Enfin, si le vendeur n’exerce pas son droit de rachat, la vente devient définitive. La propriété est irrévocablement acquise à l’acheteur. La plus-value initialement imposée chez le vendeur est consolidée. Si elle avait été neutralisée (dans le cadre d’un « faux » réméré), elle doit être réintégrée au résultat fiscal.
Le traitement fiscal de la différence de prix et la tva
Dans la plupart des opérations de réméré financier, le prix de rachat est différent du prix de vente initial. Cette différence représente en réalité la rémunération de l’acheteur pour la mise à disposition des fonds. Son traitement fiscal est spécifique.

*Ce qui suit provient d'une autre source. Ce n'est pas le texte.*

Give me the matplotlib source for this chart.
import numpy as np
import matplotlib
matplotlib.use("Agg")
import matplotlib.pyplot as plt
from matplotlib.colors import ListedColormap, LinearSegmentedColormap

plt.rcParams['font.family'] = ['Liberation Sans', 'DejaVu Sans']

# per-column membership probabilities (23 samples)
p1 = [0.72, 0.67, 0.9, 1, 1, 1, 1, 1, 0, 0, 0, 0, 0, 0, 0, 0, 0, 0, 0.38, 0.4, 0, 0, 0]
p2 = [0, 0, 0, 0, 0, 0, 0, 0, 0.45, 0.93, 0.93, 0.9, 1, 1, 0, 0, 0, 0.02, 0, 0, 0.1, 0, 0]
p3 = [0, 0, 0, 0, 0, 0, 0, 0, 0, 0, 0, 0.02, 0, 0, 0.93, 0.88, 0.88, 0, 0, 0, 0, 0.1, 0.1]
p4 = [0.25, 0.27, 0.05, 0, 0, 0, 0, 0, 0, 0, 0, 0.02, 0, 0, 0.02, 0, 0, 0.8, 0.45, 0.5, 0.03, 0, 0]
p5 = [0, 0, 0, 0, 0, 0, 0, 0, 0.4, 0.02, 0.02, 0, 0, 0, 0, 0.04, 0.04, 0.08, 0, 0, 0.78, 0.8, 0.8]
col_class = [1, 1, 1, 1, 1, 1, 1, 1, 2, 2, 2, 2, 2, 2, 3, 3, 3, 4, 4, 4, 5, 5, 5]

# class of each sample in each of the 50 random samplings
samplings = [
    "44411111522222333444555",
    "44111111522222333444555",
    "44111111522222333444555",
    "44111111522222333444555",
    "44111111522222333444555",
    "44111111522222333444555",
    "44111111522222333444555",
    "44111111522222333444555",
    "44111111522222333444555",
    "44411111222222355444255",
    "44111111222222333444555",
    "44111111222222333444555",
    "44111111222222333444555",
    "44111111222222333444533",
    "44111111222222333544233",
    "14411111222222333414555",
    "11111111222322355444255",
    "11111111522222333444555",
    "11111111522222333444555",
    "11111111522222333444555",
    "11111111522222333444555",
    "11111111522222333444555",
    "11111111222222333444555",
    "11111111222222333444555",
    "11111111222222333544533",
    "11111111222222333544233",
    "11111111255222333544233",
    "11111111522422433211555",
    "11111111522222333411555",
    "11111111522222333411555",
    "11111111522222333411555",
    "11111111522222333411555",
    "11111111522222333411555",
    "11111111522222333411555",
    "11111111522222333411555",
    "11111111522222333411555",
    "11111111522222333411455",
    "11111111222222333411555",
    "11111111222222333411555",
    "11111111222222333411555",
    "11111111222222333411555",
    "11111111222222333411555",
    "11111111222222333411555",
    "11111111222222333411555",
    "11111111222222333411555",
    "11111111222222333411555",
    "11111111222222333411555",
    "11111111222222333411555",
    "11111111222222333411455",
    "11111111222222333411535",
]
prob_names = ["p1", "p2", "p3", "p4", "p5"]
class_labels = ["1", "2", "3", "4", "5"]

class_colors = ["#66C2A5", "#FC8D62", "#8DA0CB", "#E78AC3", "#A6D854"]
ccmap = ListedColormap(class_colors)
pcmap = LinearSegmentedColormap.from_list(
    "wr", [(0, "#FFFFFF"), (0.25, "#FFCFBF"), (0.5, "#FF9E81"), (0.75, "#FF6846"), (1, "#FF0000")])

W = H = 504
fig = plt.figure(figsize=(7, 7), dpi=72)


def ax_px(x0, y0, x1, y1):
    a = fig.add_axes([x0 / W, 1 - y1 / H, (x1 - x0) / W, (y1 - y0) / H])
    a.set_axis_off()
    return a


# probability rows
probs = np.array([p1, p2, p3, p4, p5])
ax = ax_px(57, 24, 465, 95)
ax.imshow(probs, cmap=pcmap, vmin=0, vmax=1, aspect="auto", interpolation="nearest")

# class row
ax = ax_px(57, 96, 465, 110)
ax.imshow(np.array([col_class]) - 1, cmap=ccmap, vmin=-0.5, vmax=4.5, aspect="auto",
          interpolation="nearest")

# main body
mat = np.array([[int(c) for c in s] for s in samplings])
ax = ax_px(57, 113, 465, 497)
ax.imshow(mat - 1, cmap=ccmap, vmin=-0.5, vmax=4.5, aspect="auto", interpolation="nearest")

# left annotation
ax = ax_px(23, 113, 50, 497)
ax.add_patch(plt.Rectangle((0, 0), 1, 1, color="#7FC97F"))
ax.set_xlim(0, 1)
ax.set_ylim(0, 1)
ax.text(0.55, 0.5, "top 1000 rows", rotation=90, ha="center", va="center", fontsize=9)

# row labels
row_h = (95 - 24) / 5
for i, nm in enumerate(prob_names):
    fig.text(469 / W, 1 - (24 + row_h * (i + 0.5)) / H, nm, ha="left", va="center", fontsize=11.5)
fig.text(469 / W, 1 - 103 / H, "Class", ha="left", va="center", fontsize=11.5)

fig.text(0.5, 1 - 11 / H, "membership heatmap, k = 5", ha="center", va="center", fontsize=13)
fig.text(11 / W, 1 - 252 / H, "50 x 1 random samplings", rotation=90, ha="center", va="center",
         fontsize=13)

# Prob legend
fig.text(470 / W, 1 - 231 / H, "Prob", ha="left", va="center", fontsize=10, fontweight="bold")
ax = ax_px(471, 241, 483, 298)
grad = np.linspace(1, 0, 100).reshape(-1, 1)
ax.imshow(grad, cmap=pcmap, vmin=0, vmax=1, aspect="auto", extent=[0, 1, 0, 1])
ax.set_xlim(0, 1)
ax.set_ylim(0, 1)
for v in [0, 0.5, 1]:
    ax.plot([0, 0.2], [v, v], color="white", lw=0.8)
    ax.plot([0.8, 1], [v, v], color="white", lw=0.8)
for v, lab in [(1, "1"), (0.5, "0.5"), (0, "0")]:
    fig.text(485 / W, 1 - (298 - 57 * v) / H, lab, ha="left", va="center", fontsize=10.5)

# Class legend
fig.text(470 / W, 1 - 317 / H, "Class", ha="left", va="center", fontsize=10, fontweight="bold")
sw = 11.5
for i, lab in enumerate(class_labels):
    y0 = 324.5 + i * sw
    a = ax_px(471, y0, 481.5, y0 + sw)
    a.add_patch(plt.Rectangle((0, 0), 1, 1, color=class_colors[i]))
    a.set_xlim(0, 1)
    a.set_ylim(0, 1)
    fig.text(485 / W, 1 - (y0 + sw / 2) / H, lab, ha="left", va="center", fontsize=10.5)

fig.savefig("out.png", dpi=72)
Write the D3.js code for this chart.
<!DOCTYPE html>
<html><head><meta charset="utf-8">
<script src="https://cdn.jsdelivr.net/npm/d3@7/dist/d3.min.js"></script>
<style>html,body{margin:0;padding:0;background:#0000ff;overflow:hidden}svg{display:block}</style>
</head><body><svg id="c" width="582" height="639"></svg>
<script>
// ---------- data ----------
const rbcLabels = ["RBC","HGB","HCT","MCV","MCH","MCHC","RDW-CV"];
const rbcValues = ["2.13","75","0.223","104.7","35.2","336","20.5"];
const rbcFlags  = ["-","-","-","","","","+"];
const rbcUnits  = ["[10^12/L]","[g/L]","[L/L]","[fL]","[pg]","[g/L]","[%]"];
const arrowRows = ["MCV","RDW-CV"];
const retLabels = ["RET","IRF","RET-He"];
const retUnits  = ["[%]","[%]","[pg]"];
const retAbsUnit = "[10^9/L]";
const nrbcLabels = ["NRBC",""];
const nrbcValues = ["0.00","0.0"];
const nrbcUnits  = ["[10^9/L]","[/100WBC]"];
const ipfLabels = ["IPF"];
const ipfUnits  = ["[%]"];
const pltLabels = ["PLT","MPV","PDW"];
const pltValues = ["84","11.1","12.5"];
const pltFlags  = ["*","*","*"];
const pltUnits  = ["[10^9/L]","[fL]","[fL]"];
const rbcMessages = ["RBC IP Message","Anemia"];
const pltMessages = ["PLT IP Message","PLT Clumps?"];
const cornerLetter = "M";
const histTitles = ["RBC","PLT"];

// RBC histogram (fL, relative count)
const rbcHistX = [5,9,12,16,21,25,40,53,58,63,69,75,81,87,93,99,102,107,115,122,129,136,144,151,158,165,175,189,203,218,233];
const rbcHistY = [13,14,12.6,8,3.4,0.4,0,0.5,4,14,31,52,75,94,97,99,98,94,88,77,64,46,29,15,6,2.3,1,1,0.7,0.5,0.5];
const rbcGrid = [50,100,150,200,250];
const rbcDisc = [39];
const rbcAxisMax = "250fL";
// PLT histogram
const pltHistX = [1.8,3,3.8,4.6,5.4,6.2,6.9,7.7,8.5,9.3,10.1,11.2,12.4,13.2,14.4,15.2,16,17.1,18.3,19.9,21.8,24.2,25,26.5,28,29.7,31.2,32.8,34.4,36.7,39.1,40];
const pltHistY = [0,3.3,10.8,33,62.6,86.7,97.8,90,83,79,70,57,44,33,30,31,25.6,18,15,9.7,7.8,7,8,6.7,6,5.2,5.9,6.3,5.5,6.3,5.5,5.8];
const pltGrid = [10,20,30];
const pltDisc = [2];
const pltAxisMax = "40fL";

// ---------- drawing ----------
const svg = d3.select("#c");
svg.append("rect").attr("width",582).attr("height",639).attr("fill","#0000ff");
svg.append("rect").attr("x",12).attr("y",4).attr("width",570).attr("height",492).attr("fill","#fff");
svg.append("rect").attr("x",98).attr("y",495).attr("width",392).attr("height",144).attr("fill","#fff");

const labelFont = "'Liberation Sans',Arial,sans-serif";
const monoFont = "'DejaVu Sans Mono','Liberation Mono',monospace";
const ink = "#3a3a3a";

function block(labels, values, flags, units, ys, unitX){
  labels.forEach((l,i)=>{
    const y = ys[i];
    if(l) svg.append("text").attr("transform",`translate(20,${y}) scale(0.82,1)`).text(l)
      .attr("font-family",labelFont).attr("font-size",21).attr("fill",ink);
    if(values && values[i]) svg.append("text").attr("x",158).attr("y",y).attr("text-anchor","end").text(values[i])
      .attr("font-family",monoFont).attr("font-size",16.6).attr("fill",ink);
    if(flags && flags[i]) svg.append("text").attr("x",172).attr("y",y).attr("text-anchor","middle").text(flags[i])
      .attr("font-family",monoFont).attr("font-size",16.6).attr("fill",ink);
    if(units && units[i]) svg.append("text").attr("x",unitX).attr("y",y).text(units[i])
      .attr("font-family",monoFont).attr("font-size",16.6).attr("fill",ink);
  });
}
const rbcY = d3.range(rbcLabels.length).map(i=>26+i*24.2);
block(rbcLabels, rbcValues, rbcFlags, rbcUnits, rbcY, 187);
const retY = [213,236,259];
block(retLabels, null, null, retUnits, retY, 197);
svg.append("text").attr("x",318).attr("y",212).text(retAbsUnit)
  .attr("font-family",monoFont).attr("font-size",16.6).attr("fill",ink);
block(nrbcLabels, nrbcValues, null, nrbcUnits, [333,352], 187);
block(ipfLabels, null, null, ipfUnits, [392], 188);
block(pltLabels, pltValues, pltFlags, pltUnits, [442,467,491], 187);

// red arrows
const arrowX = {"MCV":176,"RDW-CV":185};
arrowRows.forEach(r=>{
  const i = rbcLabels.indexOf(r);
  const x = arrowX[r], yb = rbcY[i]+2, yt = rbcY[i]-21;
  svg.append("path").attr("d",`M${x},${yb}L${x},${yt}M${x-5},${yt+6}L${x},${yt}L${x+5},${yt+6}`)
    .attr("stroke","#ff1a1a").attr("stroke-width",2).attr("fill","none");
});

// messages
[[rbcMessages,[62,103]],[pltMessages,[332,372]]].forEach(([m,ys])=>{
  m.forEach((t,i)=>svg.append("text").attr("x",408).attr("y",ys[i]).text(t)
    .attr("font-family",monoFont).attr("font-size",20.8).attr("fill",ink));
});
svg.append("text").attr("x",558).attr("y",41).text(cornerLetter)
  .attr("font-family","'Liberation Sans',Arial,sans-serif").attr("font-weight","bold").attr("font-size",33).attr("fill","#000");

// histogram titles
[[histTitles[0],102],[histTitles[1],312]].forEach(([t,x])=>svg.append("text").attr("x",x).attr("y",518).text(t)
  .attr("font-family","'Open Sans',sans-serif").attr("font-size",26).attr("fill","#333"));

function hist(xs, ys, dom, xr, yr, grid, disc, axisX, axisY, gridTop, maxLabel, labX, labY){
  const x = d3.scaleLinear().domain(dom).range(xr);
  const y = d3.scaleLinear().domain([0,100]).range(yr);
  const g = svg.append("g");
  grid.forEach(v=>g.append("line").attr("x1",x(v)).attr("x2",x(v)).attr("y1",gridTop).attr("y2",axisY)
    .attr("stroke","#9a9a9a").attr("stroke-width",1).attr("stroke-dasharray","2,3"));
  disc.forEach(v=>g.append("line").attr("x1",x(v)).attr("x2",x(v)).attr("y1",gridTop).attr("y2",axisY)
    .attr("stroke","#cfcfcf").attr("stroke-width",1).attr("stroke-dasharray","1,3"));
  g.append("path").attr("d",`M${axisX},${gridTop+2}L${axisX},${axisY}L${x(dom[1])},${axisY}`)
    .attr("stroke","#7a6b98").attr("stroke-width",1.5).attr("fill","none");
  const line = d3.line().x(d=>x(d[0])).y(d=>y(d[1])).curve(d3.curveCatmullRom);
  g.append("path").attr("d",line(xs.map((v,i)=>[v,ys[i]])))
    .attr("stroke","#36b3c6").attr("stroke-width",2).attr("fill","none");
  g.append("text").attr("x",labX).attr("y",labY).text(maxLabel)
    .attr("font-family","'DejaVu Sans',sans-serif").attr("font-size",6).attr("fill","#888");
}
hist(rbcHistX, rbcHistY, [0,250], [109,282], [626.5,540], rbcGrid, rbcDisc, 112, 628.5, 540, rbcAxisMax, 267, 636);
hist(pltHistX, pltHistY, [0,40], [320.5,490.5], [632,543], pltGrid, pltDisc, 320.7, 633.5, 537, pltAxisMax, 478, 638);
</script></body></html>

Qualification en produit ou charge
Lorsque le prix de rachat est supérieur au prix de vente, cette différence de prix est analysée simplement. Pour le vendeur qui rachète ses titres, elle constitue une charge financière déductible de son résultat imposable. C’est le coût du « financement » obtenu. Pour l’acheteur, cette même somme représente un produit financier, qui est donc imposable. Il s’agit de la rémunération de son « placement ». Cette symétrie fiscale assure une cohérence dans le traitement de l’opération pour les deux parties.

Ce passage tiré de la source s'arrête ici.